Information provided -
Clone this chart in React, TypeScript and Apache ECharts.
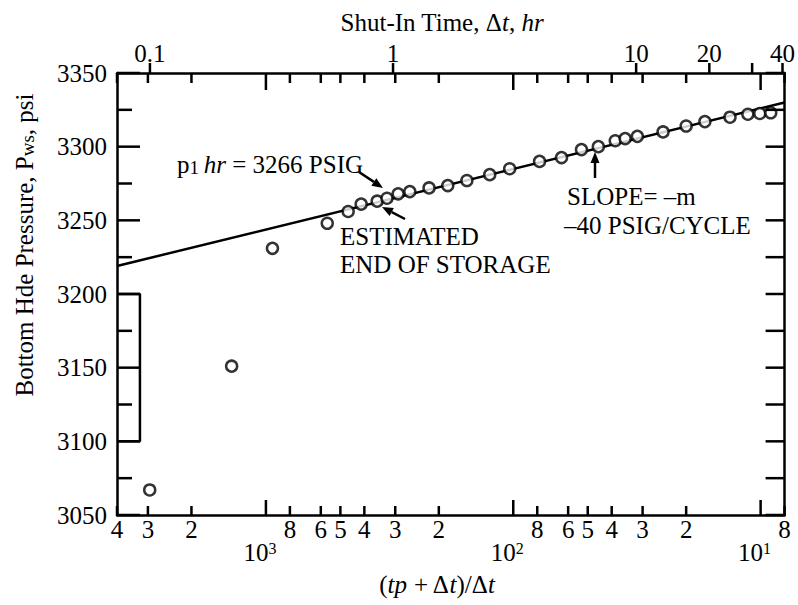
import React, { useEffect, useRef } from 'react';
import * as echarts from 'echarts';

// Horner time (tp + Δt)/Δt and shut-in bottom-hole pressure
const hornerTime = [2950, 1376, 941, 565, 465, 412, 355, 324, 292, 262, 219, 184, 154, 124.5, 103.4, 78.3, 63.8, 53.0, 45.3, 38.7, 35.3, 31.5, 24.8, 20.0, 16.8, 13.3, 11.26, 10.08, 9.1];
const pressure = [3067, 3151, 3231, 3248, 3256, 3261, 3263, 3265, 3268, 3269.5, 3272, 3273.6, 3277, 3281, 3285, 3290, 3292.6, 3298, 3300, 3304, 3305.5, 3307, 3310, 3314, 3317, 3320, 3322, 3322.5, 3323];

// Semilog straight line (slope -40 psi/cycle)
const fitLineR = [4000, 8];
const fitLineP = [3219, 3330];

// Bracket on the left
const bracketR = [4000, 3231, 3231, 4000];
const bracketP = [3200, 3200, 3100, 3100];

// Bottom axis ticks
const hornerMinorTicks = [4000, 3000, 2000, 800, 600, 500, 400, 300, 200, 80, 60, 50, 40, 30, 20, 8];
const hornerMinorLabels = ['4', '3', '2', '8', '6', '5', '4', '3', '2', '8', '6', '5', '4', '3', '2', '8'];
const hornerDecadeTicks = [1000, 100, 10];
const hornerDecadeExponents = ['3', '2', '1'];

// Top axis (shut-in time)
const shutInTicks = [0.1, 1, 10, 20, 30, 40];
const shutInLabelValues = [0.1, 1, 10, 20, 40];
const shutInLabels = ['0.1', '1', '10', '20', '40'];

// Pressure axis ticks
const pressureMajorTicks = [3050, 3100, 3150, 3200, 3250, 3300, 3350];
const pressureMinorTicks = [3075, 3125, 3175, 3225, 3275, 3325];

const pressureMin = 3050;
const pressureMax = 3350;
const pressureStep = 50;
const hornerMin = 8;
const hornerMax = 4000;
const shutInMin = 0.0732;
const shutInMax = 40.8;

const FONT = "'Liberation Serif', 'Times New Roman', serif";
const FS = 25;
const BLACK = '#000';

function lookup(values: number[], labels: string[]) {
  return (v: number) => {
    const i = values.findIndex((x) => Math.abs(x - v) / x < 1e-6);
    return i >= 0 ? labels[i] : '';
  };
}

function seg(x1: number, y1: number, x2: number, y2: number, color = BLACK) {
  return { type: 'line', silent: true, z: 50, shape: { x1, y1, x2, y2 }, style: { stroke: color, lineWidth: 2.5 } };
}

function arrow(x1: number, y1: number, x2: number, y2: number) {
  const dx = x2 - x1;
  const dy = y2 - y1;
  const len = Math.sqrt(dx * dx + dy * dy);
  const ux = dx / len;
  const uy = dy / len;
  const hl = 11;
  const hw = 4.5;
  const bx = x2 - ux * hl;
  const by = y2 - uy * hl;
  return [
    seg(x1, y1, bx, by),
    {
      type: 'polygon',
      z: 50,
      shape: { points: [[x2, y2], [bx - uy * hw, by + ux * hw], [bx + uy * hw, by - ux * hw]] },
      style: { fill: BLACK },
    },
  ];
}

const baseText = { fontFamily: FONT, fontSize: FS, color: BLACK };
const richBase = {
  n: { fontFamily: FONT, fontSize: FS, fill: BLACK },
  i: { fontFamily: FONT, fontSize: FS, fontStyle: 'italic', fill: BLACK },
  sub: { fontFamily: FONT, fontSize: 19, fill: BLACK, verticalAlign: 'bottom' },
};

export default function App() {
  const ref = useRef<HTMLDivElement>(null);
  useEffect(() => {
    if (!ref.current) return;
    const chart = echarts.init(ref.current, undefined, { renderer: 'svg' });
    const logBottom = {
      type: 'log',
      logBase: 10,
      inverse: true,
      min: hornerMin,
      max: hornerMax,
      splitLine: { show: false },
      minorTick: { show: false },
      minorSplitLine: { show: false },
      axisTick: { show: false },
    };
    chart.setOption({
      animation: false,
      grid: { left: 117, right: 12, top: 73, bottom: 90 },
      xAxis: [
        {
          ...logBottom,
          position: 'bottom',
          axisLine: { show: true, lineStyle: { color: BLACK, width: 2.5 } },
          axisLabel: {
            show: true,
            customValues: hornerMinorTicks,
            formatter: lookup(hornerMinorTicks, hornerMinorLabels),
            margin: 2,
            ...baseText,
          },
        },
        {
          ...logBottom,
          position: 'bottom',
          axisLine: { show: false },
          axisLabel: {
            show: true,
            customValues: hornerDecadeTicks,
            formatter: (v: number) => `{b|10}{s|${lookup(hornerDecadeTicks, hornerDecadeExponents)(v)}}`,
            margin: 25,
            padding: [0, 12, 0, 0],
            rich: {
              b: { fontFamily: FONT, fontSize: FS, color: BLACK },
              s: { fontFamily: FONT, fontSize: 16, color: BLACK, verticalAlign: 'top' },
            },
          },
        },
        {
          ...logBottom,
          position: 'top',
          axisLine: { show: true, lineStyle: { color: BLACK, width: 2.5 } },
          axisLabel: { show: false },
        },
        {
          type: 'log',
          logBase: 10,
          position: 'top',
          min: shutInMin,
          max: shutInMax,
          splitLine: { show: false },
          minorTick: { show: false },
          axisLine: { show: false },
          axisTick: { show: false },
          axisLabel: {
            show: true,
            customValues: shutInLabelValues,
            formatter: lookup(shutInLabelValues, shutInLabels),
            margin: 7,
            ...baseText,
          },
        },
      ],
      yAxis: [
        {
          type: 'value',
          position: 'left',
          min: pressureMin,
          max: pressureMax,
          interval: pressureStep,
          splitLine: { show: false },
          axisLine: { show: true, lineStyle: { color: BLACK, width: 2.5 } },
          axisTick: { show: false },
          axisLabel: { show: true, margin: 10, formatter: (v: number) => String(v), ...baseText },
        },
        {
          type: 'value',
          position: 'right',
          min: pressureMin,
          max: pressureMax,
          interval: pressureStep,
          splitLine: { show: false },
          axisLine: { show: true, lineStyle: { color: BLACK, width: 2.5 } },
          axisTick: { show: false },
          axisLabel: { show: false },
        },
      ],
      series: [
        {
          type: 'line',
          data: fitLineR.map((r, i) => [r, fitLineP[i]]),
          symbol: 'none',
          showSymbol: false,
          lineStyle: { color: BLACK, width: 2.5 },
          silent: true,
          z: 2,
        },
        {
          type: 'line',
          data: bracketR.map((r, i) => [r, bracketP[i]]),
          symbol: 'none',
          showSymbol: false,
          lineStyle: { color: BLACK, width: 2.5 },
          silent: true,
          z: 2,
        },
        {
          type: 'scatter',
          data: hornerTime.map((r, i) => [r, pressure[i]]),
          symbol: 'circle',
          symbolSize: 11,
          itemStyle: { color: '#fff', borderColor: BLACK, borderWidth: 2.5 },
          z: 3,
        },
      ],
    });

    const px = (v: number) => Number(chart.convertToPixel({ xAxisIndex: 0 }, v));
    const pxTop = (v: number) => Number(chart.convertToPixel({ xAxisIndex: 3 }, v));
    const py = (p: number) => Number(chart.convertToPixel({ yAxisIndex: 0 }, p));
    const yB = py(pressureMin);
    const yT = py(pressureMax);
    const xL = px(hornerMax);
    const xR = px(hornerMin);
    const ticks: any[] = [];
    hornerMinorTicks.forEach((v) => {
      const x = px(v);
      ticks.push(seg(x, yB, x, yB - 9));
      ticks.push(seg(x, yT, x, yT + 10));
    });
    hornerDecadeTicks.forEach((v) => {
      const x = px(v);
      ticks.push(seg(x, yB, x, yB - 15));
      ticks.push(seg(x, yT, x, yT + 17));
    });
    shutInTicks.forEach((v) => {
      const x = pxTop(v);
      ticks.push(seg(x, yT, x, yT - 10));
    });
    pressureMajorTicks.forEach((p) => {
      const y = py(p);
      ticks.push(seg(xL, y, xL + 23, y));
      ticks.push(seg(xR, y, xR - 19, y));
    });
    pressureMinorTicks.forEach((p) => {
      const y = py(p);
      ticks.push(seg(xL, y, xL + 15, y));
      ticks.push(seg(xR, y, xR - 19, y));
    });

    chart.setOption({
      graphic: [
        {
          type: 'text',
          x: 442,
          y: 22,
          style: { text: '{n|Shut-In Time, Δ}{i|t}{n|, }{i|hr}', rich: richBase, align: 'center', verticalAlign: 'middle' },
        },
        {
          type: 'text',
          x: 437,
          y: 584,
          style: { text: '{n|(}{i|tp}{n| + Δ}{i|t}{n|)/Δ}{i|t}', rich: richBase, align: 'center', verticalAlign: 'middle' },
        },
        {
          type: 'text',
          x: 24,
          y: 245,
          rotation: Math.PI / 2,
          style: { text: '{n|Bottom Hde Pressure, P}{sub|ws}{n|, psi}', rich: richBase, align: 'center', verticalAlign: 'middle' },
        },
        {
          type: 'text',
          x: 177,
          y: 164,
          style: { text: '{n|p}{sub|1 }{i|hr}{n| = 3266 PSIG}', rich: richBase, align: 'left', verticalAlign: 'middle' },
        },
        {
          type: 'text',
          x: 340,
          y: 236,
          style: { text: 'ESTIMATED', fontFamily: FONT, fontSize: FS, fill: BLACK, align: 'left', verticalAlign: 'middle' },
        },
        {
          type: 'text',
          x: 340,
          y: 264,
          style: { text: 'END OF STORAGE', fontFamily: FONT, fontSize: FS, fill: BLACK, align: 'left', verticalAlign: 'middle' },
        },
        {
          type: 'text',
          x: 567,
          y: 196,
          style: { text: 'SLOPE= –m', fontFamily: FONT, fontSize: FS, fill: BLACK, align: 'left', verticalAlign: 'middle' },
        },
        {
          type: 'text',
          x: 564,
          y: 225,
          style: { text: '–40 PSIG/CYCLE', fontFamily: FONT, fontSize: FS, fill: BLACK, align: 'left', verticalAlign: 'middle' },
        },
        ...arrow(359, 172, 383, 188),
        ...arrow(405, 219, 382, 207),
        ...arrow(595, 178, 595, 152),
        ...ticks,
      ],
    });
    return () => chart.dispose();
  }, []);
  return <div ref={ref} style={{ position: 'absolute', left: 0, top: 0, width: 798, height: 605 }} />;
}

Given problem - From the first line above down to the line with "const BLACK = '#000';", reproduce every line and no others, omitting pictures.

Full answer -
Clone this chart in React, TypeScript and Apache ECharts.
import React, { useEffect, useRef } from 'react';
import * as echarts from 'echarts';

// Horner time (tp + Δt)/Δt and shut-in bottom-hole pressure
const hornerTime = [2950, 1376, 941, 565, 465, 412, 355, 324, 292, 262, 219, 184, 154, 124.5, 103.4, 78.3, 63.8, 53.0, 45.3, 38.7, 35.3, 31.5, 24.8, 20.0, 16.8, 13.3, 11.26, 10.08, 9.1];
const pressure = [3067, 3151, 3231, 3248, 3256, 3261, 3263, 3265, 3268, 3269.5, 3272, 3273.6, 3277, 3281, 3285, 3290, 3292.6, 3298, 3300, 3304, 3305.5, 3307, 3310, 3314, 3317, 3320, 3322, 3322.5, 3323];

// Semilog straight line (slope -40 psi/cycle)
const fitLineR = [4000, 8];
const fitLineP = [3219, 3330];

// Bracket on the left
const bracketR = [4000, 3231, 3231, 4000];
const bracketP = [3200, 3200, 3100, 3100];

// Bottom axis ticks
const hornerMinorTicks = [4000, 3000, 2000, 800, 600, 500, 400, 300, 200, 80, 60, 50, 40, 30, 20, 8];
const hornerMinorLabels = ['4', '3', '2', '8', '6', '5', '4', '3', '2', '8', '6', '5', '4', '3', '2', '8'];
const hornerDecadeTicks = [1000, 100, 10];
const hornerDecadeExponents = ['3', '2', '1'];

// Top axis (shut-in time)
const shutInTicks = [0.1, 1, 10, 20, 30, 40];
const shutInLabelValues = [0.1, 1, 10, 20, 40];
const shutInLabels = ['0.1', '1', '10', '20', '40'];

// Pressure axis ticks
const pressureMajorTicks = [3050, 3100, 3150, 3200, 3250, 3300, 3350];
const pressureMinorTicks = [3075, 3125, 3175, 3225, 3275, 3325];

const pressureMin = 3050;
const pressureMax = 3350;
const pressureStep = 50;
const hornerMin = 8;
const hornerMax = 4000;
const shutInMin = 0.0732;
const shutInMax = 40.8;

const FONT = "'Liberation Serif', 'Times New Roman', serif";
const FS = 25;
const BLACK = '#000';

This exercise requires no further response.